[Start Collected material]

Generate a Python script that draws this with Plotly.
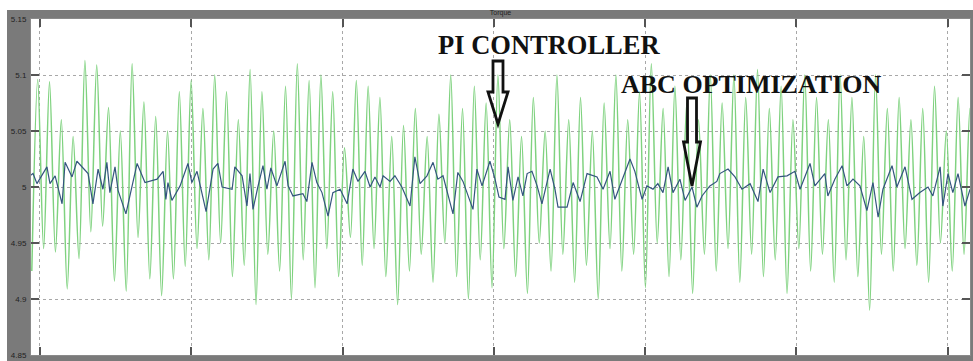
import plotly.graph_objects as go

# ---------------- data ----------------
# x tick positions (s) and their labels
x_tick_vals = [0.1765, 0.1770, 0.1775, 0.1780, 0.1785, 0.1790, 0.1795]
x_tick_text = ["0.1765", "0.177", "0.1775", "0.178", "0.1785", "0.179", "0.1795"]
y_tick_vals = [4.85, 4.90, 4.95, 5.00, 5.05, 5.10, 5.15]
y_tick_text = ["4.85", "4.9", "4.95", "5", "5.05", "5.1", "5.15"]

# PI controller torque (green), uniformly sampled
pi_t0_us = 176473
pi_dt_us = 19.5
pi_torque = [
    4.925, 5.096, 4.945, 5.094, 4.942, 5.060, 4.909, 5.045, 4.936, 5.113,
    4.960, 5.109, 4.965, 5.071, 4.916, 5.050, 4.907, 5.110, 4.955, 5.076,
    4.918, 5.063, 4.903, 5.050, 4.918, 5.085, 4.929, 5.095, 4.945, 5.070,
    4.935, 5.100, 4.950, 5.085, 4.920, 5.060, 4.930, 5.105, 4.895, 5.085,
    4.940, 5.050, 4.925, 5.090, 4.900, 5.110, 4.935, 5.095, 4.910, 5.100,
    4.945, 5.085, 4.920, 5.035, 4.955, 5.095, 4.930, 5.090, 4.945, 5.080,
    4.920, 5.045, 4.895, 5.055, 4.925, 5.070, 4.940, 5.045, 4.915, 5.065,
    4.950, 5.100, 4.920, 5.070, 4.900, 5.090, 4.935, 5.075, 4.910, 5.100,
    4.945, 5.060, 4.920, 5.045, 4.905, 5.080, 4.950, 5.050, 4.925, 5.100,
    4.940, 5.060, 4.915, 5.080, 4.930, 5.050, 4.900, 5.075, 4.945, 5.100,
    4.925, 5.060, 4.940, 5.085, 4.910, 5.110, 4.950, 5.070, 4.920, 5.090,
    4.935, 5.075, 4.905, 5.060, 4.940, 5.100, 4.925, 5.075, 4.945, 5.100,
    4.915, 5.080, 4.940, 5.105, 4.920, 5.070, 4.935, 5.090, 4.905, 5.060,
    4.945, 5.100, 4.925, 5.080, 4.940, 5.060, 4.915, 5.100, 4.935, 5.080,
    4.920, 5.045, 4.890, 5.100, 4.940, 5.070, 4.925, 5.080, 4.945, 5.060,
    4.930, 5.070, 4.915, 5.090, 4.950, 5.050, 4.925, 5.080, 4.940, 5.070,
    4.940,
]

# ABC optimised torque (blue): sample times (us) and values
abc_t_us = [
    176467, 176477, 176490, 176523, 176533, 176550, 176573, 176583, 176606, 176622,
    176659, 176675, 176692, 176708, 176721, 176731, 176748, 176758, 176784, 176821,
    176847, 176887, 176907, 176916, 176923, 176936, 176963, 176989, 177002, 177019,
    177049, 177072, 177088, 177102, 177135, 177144, 177168, 177184,
    177194, 177204, 177220, 177237, 177250, 177263, 177283, 177310, 177320, 177336,
    177369, 177382, 177399, 177415, 177432, 177452, 177468, 177492, 177515, 177534,
    177551, 177574, 177591, 177607, 177624, 177634, 177657, 177673, 177696, 177723,
    177739, 177756, 177779, 177799, 177815, 177832, 177865, 177881, 177898, 177931,
    177944, 177961, 177987, 178004, 178017,
    178037, 178047, 178063, 178080, 178096, 178110, 178126, 178143, 178159, 178186,
    178202, 178212, 178242, 178262, 178285, 178308, 178341, 178361, 178384, 178400,
    178427, 178450, 178466, 178490, 178506, 178526, 178542, 178559, 178576, 178592,
    178615, 178632, 178655, 178671, 178688, 178714, 178737,
    178747, 178774, 178797, 178820, 178847, 178873, 178890, 178913, 178939, 178969,
    178995, 179012, 179045, 179061, 179094, 179104, 179127, 179151, 179167, 179187,
    179210, 179233, 179253, 179270, 179286, 179316, 179332, 179359, 179382, 179408,
    179435, 179451, 179475, 179484, 179501, 179517, 179534, 179557, 179574,
]
abc_torque = [
    5.010, 5.012, 5.003, 5.018, 5.003, 5.010, 4.985, 5.022, 5.009, 5.023,
    5.012, 4.985, 5.016, 4.998, 5.022, 4.995, 5.018, 4.997, 4.976, 5.021,
    5.004, 5.007, 5.014, 4.989, 5.004, 4.988, 5.001, 5.021, 5.004, 5.014,
    4.978, 5.016, 5.021, 5.000, 4.998, 5.018, 5.010, 4.983,
    5.012, 4.980, 5.000, 5.019, 4.998, 5.017, 5.001, 5.023, 5.001, 4.992,
    4.994, 4.987, 5.022, 5.004, 4.995, 4.974, 4.995, 4.998, 4.985, 5.016,
    5.005, 5.014, 5.000, 5.009, 5.000, 5.010, 5.005, 5.010, 5.000, 4.983,
    5.027, 5.003, 5.010, 5.022, 5.007, 5.010, 4.976, 5.013, 5.005, 4.980,
    5.016, 5.001, 5.023, 5.007, 4.991,
    4.989, 5.018, 4.988, 5.009, 4.992, 5.012, 5.014, 5.001, 4.985, 5.016,
    4.998, 4.982, 4.982, 5.004, 4.987, 5.012, 5.009, 4.998, 5.014, 4.989,
    5.009, 5.025, 5.014, 4.989, 5.001, 4.998, 5.003, 4.995, 5.018, 4.995,
    5.007, 4.988, 5.000, 4.982, 4.992, 5.001, 5.005,
    5.012, 5.016, 5.009, 4.998, 5.003, 4.987, 5.016, 4.995, 5.009, 5.010,
    5.014, 4.998, 5.021, 5.001, 5.012, 4.992, 5.007, 5.019, 5.001, 5.007,
    5.001, 4.979, 5.004, 4.973, 4.998, 5.019, 5.000, 5.018, 4.989, 4.995,
    5.000, 4.992, 5.018, 4.983, 5.012, 4.995, 5.012, 4.983, 4.998,
]

x_range = [0.1764703, 0.1795737]
y_range = [4.85, 5.15]

# ---------------- figure ----------------
pi_x = [(pi_t0_us + i * pi_dt_us) * 1e-6 for i in range(len(pi_torque))]
abc_x = [t * 1e-6 for t in abc_t_us]

W, H = 973, 361
ML, MR, MT, MB = 31, 3, 19, 6
PW, PH = W - ML - MR, H - MT - MB


def px(x):
    return (x - ML) / PW


def py(y):
    return (H - MB - y) / PH


fig = go.Figure()
fig.add_trace(go.Scatter(
    x=pi_x, y=pi_torque, mode="lines", name="PI controller",
    line=dict(color="#7fd27f", width=1.5, shape="spline", smoothing=0.9),
))
fig.add_trace(go.Scatter(
    x=abc_x, y=abc_torque, mode="lines", name="ABC optimization",
    line=dict(color="#34557e", width=1.2),
))

shapes = [
    # white strips outside the gray scope frame
    dict(type="rect", xref="paper", yref="paper", x0=px(0), x1=px(W), y0=py(10), y1=py(0),
         fillcolor="white", line=dict(width=0), layer="below"),
    dict(type="rect", xref="paper", yref="paper", x0=px(0), x1=px(7), y0=py(H), y1=py(0),
         fillcolor="white", line=dict(width=0), layer="below"),
]


def block_arrow(xc, top, head_y, tip, half_shaft, half_head):
    pts = [(xc - half_shaft, top), (xc + half_shaft, top), (xc + half_shaft, head_y),
           (xc + half_head, head_y), (xc, tip), (xc - half_head, head_y),
           (xc - half_shaft, head_y)]
    path = "M " + " L ".join(f"{px(a):.5f},{py(b):.5f}" for a, b in pts) + " Z"
    return dict(type="path", xref="paper", yref="paper", path=path,
                line=dict(color="#111111", width=2.8), fillcolor="rgba(0,0,0,0)")


shapes.append(block_arrow(498, 61, 92, 124, 5, 10))
shapes.append(block_arrow(692, 98, 142, 186, 4.5, 8.5))

annotations = [
    dict(text="<b>PI CONTROLLER</b>", xref="paper", yref="paper", x=px(549), y=py(45),
         showarrow=False, font=dict(family="Liberation Serif", size=26.5, color="#111111"),
         xanchor="center", yanchor="middle"),
    dict(text="<b>ABC OPTIMIZATION</b>", xref="paper", yref="paper", x=px(751), y=py(85),
         showarrow=False, font=dict(family="Liberation Serif", size=26, color="#111111"),
         xanchor="center", yanchor="middle"),
]

axis_common = dict(
    automargin=False,
    showgrid=True, gridcolor="#a8a8a8", griddash="dot", gridwidth=1,
    showline=True, linecolor="#8a8a8a", linewidth=1, mirror="allticks",
    ticks="inside", ticklen=8, tickwidth=1.5, tickcolor="#555555",
    zeroline=False, tickfont=dict(family="Liberation Sans", size=8, color="#222222"),
)

fig.update_layout(
    template="none",
    width=W, height=H,
    margin=dict(l=ML, r=MR, t=MT, b=MB, pad=0, autoexpand=False),
    paper_bgcolor="#7a7a7a", plot_bgcolor="white",
    showlegend=False,
    title=dict(text="Torque", x=px(500.5), xref="paper", xanchor="center",
               y=1 - 13 / H, yanchor="middle", automargin=False,
               font=dict(family="Liberation Sans", size=7, color="#222222")),
    xaxis=dict(range=x_range, tickvals=x_tick_vals, ticktext=x_tick_text, **axis_common),
    yaxis=dict(range=y_range, tickvals=y_tick_vals, ticktext=y_tick_text,
               ticklabelstandoff=2, **axis_common),
    shapes=shapes, annotations=annotations,
)

fig.write_html(
    "out.html",
    config={"displayModeBar": False},
    post_script="document.body.style.margin='0px';document.body.style.overflow='hidden';",
)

[End Collected material]

** Exercise objective **
Give again exactly the lines running from the beginning of the material above through the line that contains "import plotly.graph_objects as go", and leave out every picture.

** Reply to the exercise **
Generate a Python script that draws this with Plotly.
import plotly.graph_objects as go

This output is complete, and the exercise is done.